Wisnu, anggota Perkumpulan Photografer dan Pakaian Adat Minang Istano Basa Pagaruyung, Jumat (17/3/2023). (Foto: Wiradesa)

Fotografer di lokasi wisata, khususnya di Istano Basa Pagaruyung dan Air Terjun Lembah Anai, Sumatera Barat, tidak hanya mengabadikan pengunjung saja, tetapi juga menceritakan sejarah Minang. Mereka mendokumentasikan kunjungan wisatawan dalam bentuk foto dan memaparkan sejarah kehidupan masyarakat Minang dengan story telling.

Samsuardi, fotografer yang menjadi anggota Perkumpulan Photografer dan Pakaian Adat Minang Istano Basa Pagaruyung (PPDPI) awalnya menawarkan jasa foto di area Istano Basa Pagaruyung.

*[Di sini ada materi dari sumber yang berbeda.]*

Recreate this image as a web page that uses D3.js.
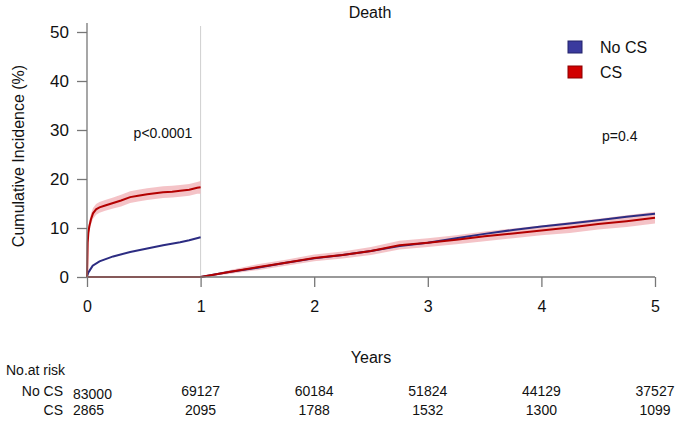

Satu foto Rp 25.000. Lokasi fotonya bisa di luar atau di dalam bangunan Rumah Gadang yang memiliki nilai sejarah tinggi, bagi kehidupan masyarakat Minang.

Namun Samsuardi tidak hanya menawarkan jasa fotografinya saja, tetapi juga menarik bercerita tentang motif ukiran di bangunan tempat tinggal raja, kamar-kamarnya, dan adat istiadat masyarakat Minang tempo dulu. “Di tanah Minang itu adat bersendi sarak dan sarak bersendi kitab,” cerita Samsuardi.

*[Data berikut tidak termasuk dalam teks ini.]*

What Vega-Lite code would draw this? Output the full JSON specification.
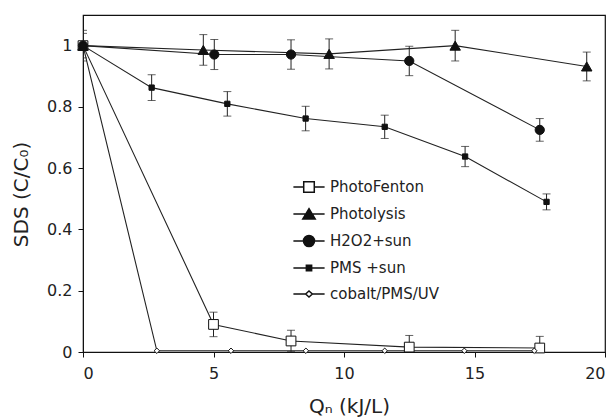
{
  "$schema": "https://vega.github.io/schema/vega-lite/v6.json",
  "width": 522,
  "height": 337,
  "autosize": {"type": "none"},
  "padding": {"left": 83, "top": 15, "right": 10, "bottom": 65},
  "background": "white",
  "config": {
    "font": "DejaVu Sans",
    "view": {"stroke": "#111", "strokeWidth": 1.2},
    "axis": {
      "grid": false,
      "domainColor": "#111",
      "tickColor": "#111",
      "labelColor": "#222",
      "titleColor": "#222",
      "labelFontSize": 16,
      "titleFontSize": 20,
      "titleFontWeight": "normal",
      "tickSize": 5,
      "labelFont": "DejaVu Sans",
      "titleFont": "DejaVu Sans"
    }
  },
  "data": {
    "values": [
      {"series": "PhotoFenton", "x": 0, "y": 1},
      {"series": "PhotoFenton", "x": 5.0, "y": 0.09, "err": 0.04},
      {"series": "PhotoFenton", "x": 7.97, "y": 0.036, "err": 0.035},
      {"series": "PhotoFenton", "x": 12.5, "y": 0.016, "err": 0.038},
      {"series": "PhotoFenton", "x": 17.5, "y": 0.013, "err": 0.038},
      {"series": "Photolysis", "x": 0, "y": 1, "err": 0.05},
      {"series": "Photolysis", "x": 4.61, "y": 0.986, "err": 0.05},
      {"series": "Photolysis", "x": 9.43, "y": 0.973, "err": 0.049},
      {"series": "Photolysis", "x": 14.26, "y": 1.0, "err": 0.05},
      {"series": "Photolysis", "x": 19.3, "y": 0.932, "err": 0.047},
      {"series": "H2O2+sun", "x": 0, "y": 1, "err": 0.04},
      {"series": "H2O2+sun", "x": 5.03, "y": 0.971, "err": 0.049},
      {"series": "H2O2+sun", "x": 7.97, "y": 0.971, "err": 0.048},
      {"series": "H2O2+sun", "x": 12.5, "y": 0.95, "err": 0.048},
      {"series": "H2O2+sun", "x": 17.5, "y": 0.725, "err": 0.037},
      {"series": "PMS +sun", "x": 0, "y": 1},
      {"series": "PMS +sun", "x": 2.63, "y": 0.863, "err": 0.042},
      {"series": "PMS +sun", "x": 5.53, "y": 0.81, "err": 0.04},
      {"series": "PMS +sun", "x": 8.53, "y": 0.762, "err": 0.04},
      {"series": "PMS +sun", "x": 11.56, "y": 0.735, "err": 0.038},
      {"series": "PMS +sun", "x": 14.64, "y": 0.638, "err": 0.033},
      {"series": "PMS +sun", "x": 17.76, "y": 0.49, "err": 0.026},
      {"series": "cobalt/PMS/UV", "x": 0, "y": 1},
      {"series": "cobalt/PMS/UV", "x": 2.83, "y": 0.004},
      {"series": "cobalt/PMS/UV", "x": 5.67, "y": 0.004},
      {"series": "cobalt/PMS/UV", "x": 8.54, "y": 0.004},
      {"series": "cobalt/PMS/UV", "x": 11.56, "y": 0.004},
      {"series": "cobalt/PMS/UV", "x": 14.61, "y": 0.004},
      {"series": "cobalt/PMS/UV", "x": 17.29, "y": 0.004}
    ]
  },
  "encoding": {
    "x": {"field": "x", "type": "quantitative", "scale": {"domain": [0, 20], "nice": false},
      "axis": {"values": [0, 5, 10, 15, 20], "title": "Qₙ (kJ/L)", "titleX": 266, "titleY": 54, "titleBaseline": "middle", "labelPadding": 8}},
    "y": {"field": "y", "type": "quantitative", "scale": {"domain": [0, 1.1], "nice": false},
      "axis": {"values": [0, 0.2, 0.4, 0.6, 0.8, 1], "format": "~g", "title": "SDS (C/C₀)", "titleX": -62, "titleY": 179, "titleAngle": -90, "titleBaseline": "middle", "titleAlign": "center", "labelPadding": 6}}
  },
  "layer": [
    {
      "mark": {"type": "line", "color": "#222", "strokeWidth": 1.1},
      "encoding": {"detail": {"field": "series", "type": "nominal"}}
    },
    {
      "transform": [{"filter": "isValid(datum.err)"}],
      "mark": {"type": "errorbar", "ticks": {"size": 8, "color": "#222"}, "color": "#222", "clip": true},
      "encoding": {
        "y": {"field": "y", "type": "quantitative", "title": "SDS (C/C₀)"},
        "yError": {"field": "err"}
      }
    },
    {
      "transform": [{"filter": "datum.series == 'PhotoFenton'"}],
      "mark": {"type": "point", "shape": "square", "size": 95, "fill": "white", "stroke": "#111", "strokeWidth": 1, "opacity": 1},
      "encoding": {}
    },
    {
      "transform": [{"filter": "datum.series == 'cobalt/PMS/UV'"}],
      "mark": {"type": "point", "shape": "diamond", "size": 30, "fill": "white", "stroke": "#111", "strokeWidth": 1, "opacity": 1},
      "encoding": {}
    },
    {
      "transform": [{"filter": "datum.series == 'Photolysis'"}],
      "mark": {"type": "point", "shape": "triangle-up", "size": 110, "fill": "#111", "stroke": "#111", "strokeWidth": 1, "opacity": 1},
      "encoding": {}
    },
    {
      "transform": [{"filter": "datum.series == 'H2O2+sun'"}],
      "mark": {"type": "point", "shape": "circle", "size": 85, "fill": "#111", "stroke": "#111", "strokeWidth": 1, "opacity": 1},
      "encoding": {}
    },
    {
      "transform": [{"filter": "datum.series == 'PMS +sun'"}],
      "mark": {"type": "point", "shape": "square", "size": 28, "fill": "#111", "stroke": "#111", "strokeWidth": 1, "opacity": 1},
      "encoding": {}
    },
    {
      "transform": [{"filter": "false"}],
      "mark": {"type": "point", "color": "#111", "strokeWidth": 1.1, "opacity": 1, "size": 576},
      "encoding": {
        "shape": {"field": "series", "type": "nominal",
          "scale": {"domain": ["PhotoFenton", "Photolysis", "H2O2+sun", "PMS +sun", "cobalt/PMS/UV"],
            "range": [
              "M-1.3,0H-0.44M0.44,0H1.3M-0.44,-0.44H0.44V0.44H-0.44Z",
              "M-1.3,0H1.3M0,-0.45L0.52,0.42H-0.52Z",
              "M-1.3,0H1.3M0.46,0A0.46,0.46,0,1,1,-0.46,0A0.46,0.46,0,1,1,0.46,0Z",
              "M-1.3,0H1.3M-0.22,-0.22H0.22V0.22H-0.22Z",
              "M-1.3,0H-0.28M0.28,0H1.3M-0.28,0L0,-0.25L0.28,0L0,0.25Z"
            ]},
          "legend": {"orient": "none", "legendX": 213, "legendY": 159, "title": null, "labelFontSize": 15, "labelColor": "#222", "labelFont": "DejaVu Sans", "symbolSize": 576, "labelOffset": 8, "rowPadding": 5,
            "encode": {"symbols": {"update": {"stroke": {"value": "#111"}, "strokeWidth": {"value": 1.1}, "opacity": {"value": 1}}}}}},
        "fill": {"field": "series", "type": "nominal",
          "scale": {"domain": ["PhotoFenton", "Photolysis", "H2O2+sun", "PMS +sun", "cobalt/PMS/UV"], "range": ["white", "#111", "#111", "#111", "white"]},
          "legend": {"orient": "none", "legendX": 213, "legendY": 159, "title": null, "labelFontSize": 15, "labelColor": "#222", "labelFont": "DejaVu Sans", "symbolSize": 576, "labelOffset": 8, "rowPadding": 5,
            "encode": {"symbols": {"update": {"stroke": {"value": "#111"}, "strokeWidth": {"value": 1.1}, "opacity": {"value": 1}}}}}}
      }
    }
  ]
}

Menurutnya, di tanah Minang, Sumatera Barat, adat bergantung agama, dan agama bergantung kitab. Jadi adat istiadat yang dijalankan warga Minang berdasarkan nilai-nilai agama, dalam hal ini agama Islam. Sedangkan nilai-nilai agama itu berdasar kitab, dalam hal ini kitab Alquran. “Jadi tidak ada adat istiadat Minang itu bertentangan dengan nilai-nilai agama Islam,” jelas Samsuardi, fotografer yang juga pencerita ini.

Baca Juga:  Kenalan Kampung Andong di Yogyakarta

Terkait dengan motif ukiran di bangunan Rumah Gadang, Samsuardi mengungkapkan didominasi dengan bentuk daun tumbuhan yang ternyata itu menjadi bahan makanan dan obat bagi manusia. Seperti daun pakis, yang bisa untuk sayuran. Kemudian daun sirih, untuk pengobatan keputihan dan pendarahan di hidung, yang biasa disebut mimisan.

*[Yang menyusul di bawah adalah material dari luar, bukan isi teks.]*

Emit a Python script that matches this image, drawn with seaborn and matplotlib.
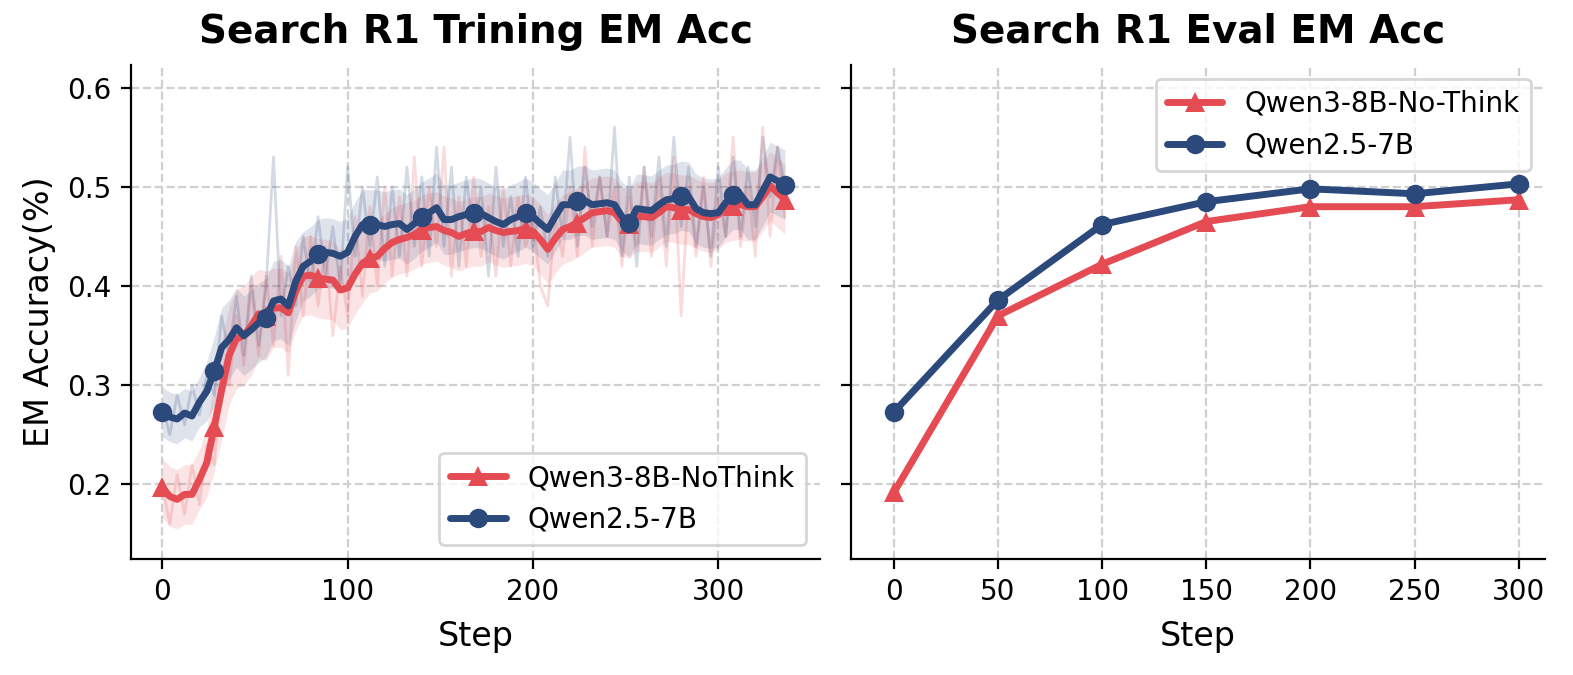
import numpy as np
import pandas as pd
import matplotlib
matplotlib.use("Agg")
import matplotlib.pyplot as plt
import seaborn as sns

# ---------------- data ----------------
train_steps = list(range(0, 337, 4))

qwen3_smooth = [0.197, 0.188, 0.185, 0.190, 0.190, 0.205, 0.222, 0.258, 0.295, 0.330,
                0.347, 0.350, 0.360, 0.372, 0.370, 0.378, 0.378, 0.373, 0.395, 0.410,
                0.411, 0.408, 0.407, 0.406, 0.396, 0.398, 0.412, 0.423, 0.428, 0.430,
                0.438, 0.444, 0.447, 0.449, 0.452, 0.457, 0.459, 0.460, 0.456, 0.454,
                0.450, 0.453, 0.455, 0.455, 0.459, 0.456, 0.454, 0.455, 0.456, 0.458,
                0.455, 0.447, 0.437, 0.448, 0.457, 0.460, 0.464, 0.469, 0.474, 0.475,
                0.476, 0.474, 0.465, 0.463, 0.470, 0.470, 0.469, 0.474, 0.480, 0.479,
                0.477, 0.477, 0.473, 0.470, 0.469, 0.472, 0.479, 0.481, 0.482, 0.480,
                0.480, 0.490, 0.501, 0.494, 0.487]
qwen25_smooth = [0.273, 0.268, 0.266, 0.272, 0.269, 0.283, 0.294, 0.314, 0.338, 0.346,
                 0.358, 0.350, 0.356, 0.363, 0.368, 0.385, 0.387, 0.380, 0.405, 0.420,
                 0.425, 0.432, 0.434, 0.433, 0.430, 0.434, 0.450, 0.462, 0.462, 0.462,
                 0.460, 0.462, 0.463, 0.457, 0.463, 0.470, 0.474, 0.479, 0.467, 0.467,
                 0.470, 0.472, 0.474, 0.473, 0.469, 0.465, 0.462, 0.467, 0.470, 0.474,
                 0.470, 0.463, 0.457, 0.470, 0.482, 0.482, 0.486, 0.486, 0.482, 0.483,
                 0.484, 0.482, 0.470, 0.464, 0.478, 0.477, 0.476, 0.482, 0.487, 0.488,
                 0.491, 0.490, 0.478, 0.474, 0.473, 0.474, 0.484, 0.492, 0.492, 0.482,
                 0.482, 0.496, 0.510, 0.506, 0.502]

qwen3_raw = [0.20, 0.16, 0.21, 0.17, 0.22, 0.18, 0.24, 0.22, 0.31, 0.30,
             0.37, 0.32, 0.40, 0.33, 0.41, 0.34, 0.43, 0.31, 0.44, 0.37,
             0.45, 0.38, 0.44, 0.35, 0.42, 0.37, 0.47, 0.39, 0.48, 0.40,
             0.50, 0.41, 0.49, 0.41, 0.53, 0.42, 0.50, 0.44, 0.54, 0.41,
             0.49, 0.42, 0.51, 0.43, 0.48, 0.41, 0.50, 0.42, 0.49, 0.44,
             0.47, 0.40, 0.38, 0.47, 0.43, 0.50, 0.43, 0.54, 0.44, 0.51,
             0.45, 0.50, 0.42, 0.49, 0.44, 0.52, 0.43, 0.51, 0.42, 0.53,
             0.37, 0.50, 0.43, 0.51, 0.42, 0.49, 0.45, 0.55, 0.44, 0.50,
             0.43, 0.56, 0.45, 0.54, 0.47]
qwen25_raw = [0.28, 0.25, 0.29, 0.26, 0.30, 0.27, 0.31, 0.29, 0.37, 0.33,
              0.39, 0.33, 0.41, 0.34, 0.40, 0.53, 0.37, 0.42, 0.38, 0.45,
              0.40, 0.47, 0.41, 0.46, 0.40, 0.52, 0.43, 0.50, 0.44, 0.51,
              0.42, 0.50, 0.43, 0.52, 0.44, 0.51, 0.43, 0.54, 0.44, 0.52,
              0.42, 0.51, 0.45, 0.50, 0.41, 0.52, 0.44, 0.49, 0.43, 0.51,
              0.44, 0.48, 0.43, 0.51, 0.45, 0.55, 0.44, 0.52, 0.46, 0.51,
              0.45, 0.56, 0.43, 0.51, 0.42, 0.52, 0.45, 0.53, 0.44, 0.55,
              0.46, 0.52, 0.44, 0.50, 0.43, 0.52, 0.45, 0.53, 0.45, 0.52,
              0.46, 0.55, 0.49, 0.54, 0.50]

qwen3_band = [0.030, 0.030, 0.030, 0.030, 0.030, 0.030, 0.035, 0.045, 0.050, 0.050,
              0.050, 0.050, 0.050, 0.045, 0.045, 0.040, 0.040, 0.040, 0.040, 0.040,
              0.040, 0.040, 0.040, 0.040, 0.040, 0.040, 0.040, 0.040, 0.035, 0.035,
              0.035, 0.035, 0.035, 0.035, 0.035, 0.035, 0.035, 0.035, 0.035, 0.035,
              0.035, 0.035, 0.035, 0.035, 0.035, 0.035, 0.035, 0.035, 0.035, 0.035,
              0.035, 0.035, 0.035, 0.035, 0.035, 0.035, 0.035, 0.035, 0.035, 0.035,
              0.035, 0.035, 0.035, 0.035, 0.035, 0.035, 0.035, 0.035, 0.035, 0.035,
              0.035, 0.035, 0.035, 0.035, 0.035, 0.035, 0.035, 0.035, 0.035, 0.035,
              0.035, 0.035, 0.035, 0.035, 0.035]
qwen25_band = [0.025, 0.025, 0.025, 0.025, 0.025, 0.025, 0.030, 0.035, 0.040, 0.040,
               0.040, 0.040, 0.040, 0.040, 0.040, 0.040, 0.040, 0.040, 0.040, 0.035,
               0.035, 0.035, 0.035, 0.035, 0.035, 0.035, 0.035, 0.035, 0.035, 0.035,
               0.035, 0.035, 0.035, 0.035, 0.035, 0.035, 0.035, 0.035, 0.035, 0.035,
               0.035, 0.035, 0.035, 0.035, 0.035, 0.035, 0.035, 0.035, 0.035, 0.035,
               0.035, 0.035, 0.035, 0.035, 0.035, 0.035, 0.035, 0.035, 0.035, 0.035,
               0.035, 0.035, 0.035, 0.035, 0.035, 0.035, 0.035, 0.035, 0.035, 0.035,
               0.035, 0.035, 0.035, 0.035, 0.035, 0.035, 0.035, 0.035, 0.035, 0.035,
               0.035, 0.035, 0.035, 0.035, 0.035]

eval_steps = [0, 50, 100, 150, 200, 250, 300]
qwen3_eval = [0.192, 0.370, 0.422, 0.465, 0.480, 0.480, 0.487]
qwen25_eval = [0.273, 0.386, 0.462, 0.485, 0.498, 0.493, 0.503]

RED = "#E54B52"
BLUE = "#2C497C"

# ---------------- plot ----------------
sns.set_style("ticks")
plt.rcParams["font.family"] = ["DejaVu Sans"]
plt.rcParams["text.color"] = "black"
plt.rcParams["axes.labelcolor"] = "black"
plt.rcParams["xtick.color"] = "black"
plt.rcParams["ytick.color"] = "black"
plt.rcParams["axes.edgecolor"] = "black"

fig = plt.figure(figsize=(7.865, 3.375), dpi=200)
ax1 = fig.add_axes([0.0833, 0.172, 0.438, 0.732])
ax2 = fig.add_axes([0.541, 0.172, 0.441, 0.732], sharey=ax1)

steps = np.array(train_steps)
series = [
    ("Qwen3-8B-NoThink", qwen3_smooth, qwen3_raw, qwen3_band, RED, "^"),
    ("Qwen2.5-7B", qwen25_smooth, qwen25_raw, qwen25_band, BLUE, "o"),
]
for label, sm, raw, band, col, mk in series:
    sm = np.array(sm)
    band = np.array(band)
    ax1.fill_between(steps, sm - band, sm + band, color=col, alpha=0.15, lw=0)
    sns.lineplot(x=steps, y=raw, ax=ax1, color=col, alpha=0.2, lw=1.0)
for label, sm, raw, band, col, mk in series:
    sns.lineplot(x=steps, y=sm, ax=ax1, color=col, lw=2.5, marker=mk,
                 markersize=7, markevery=7, markeredgewidth=0, label=label)

for label, vals, col, mk in [("Qwen3-8B-No-Think", qwen3_eval, RED, "^"),
                             ("Qwen2.5-7B", qwen25_eval, BLUE, "o")]:
    sns.lineplot(x=eval_steps, y=vals, ax=ax2, color=col, lw=2.5, marker=mk,
                 markersize=7, markeredgewidth=0, label=label)

ax1.set_xlim(-16.9, 354.9)
ax2.set_xlim(-20.6, 312.5)
ax1.set_ylim(0.125, 0.623)
ax1.set_xticks([0, 100, 200, 300])
ax2.set_xticks(eval_steps)
ax1.set_yticks([0.2, 0.3, 0.4, 0.5, 0.6])
ax2.tick_params(labelleft=False)

for ax, title in [(ax1, "Search R1 Trining EM Acc"), (ax2, "Search R1 Eval EM Acc")]:
    ax.grid(True, linestyle="--", color="#d0d0d0", lw=0.8)
    ax.set_axisbelow(True)
    ax.set_title(title, fontsize=14, fontweight="bold", pad=8, color="black")
    ax.set_xlabel("Step", fontsize=12, labelpad=5)
    ax.tick_params(labelsize=10, colors="black")
    sns.despine(ax=ax)

ax1.set_ylabel("EM Accuracy(%)", fontsize=12)
ax2.set_ylabel("")

for ax, loc in [(ax1, "lower right"), (ax2, "upper right")]:
    leg = ax.legend(loc=loc, fontsize=10, framealpha=0.8, edgecolor="#cccccc")
    for t in leg.get_texts():
        t.set_color("black")

fig.savefig("out.png", dpi=200)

Kemudian kenapa bangunan utama yang ada di Istano Basa Pagaruyung itu bertingkat tiga. Ternyata ada artinya. Karena di zaman kerajaan tanah Minang itu ada Raja Adat, Raja Ibadat, dan Raja Alam. Mereka memiliki tugas sesuai dengan kewenangannya masing-masing.

Namun fotografer yang pencerita ini menegaskan adat Minang sangat menjunjung tinggi posisi perempuan. Menurutnya, di tanah Minang yang mendapat warisan itu anak perempuan. Karena anak perempuan itu dianggap harga diri keluarga. Perempuan pantang melanggar adat. Jika sampai melanggar, maka akan dibuang ke tempat lain, atau istilahnya dibuang sepanjang adat.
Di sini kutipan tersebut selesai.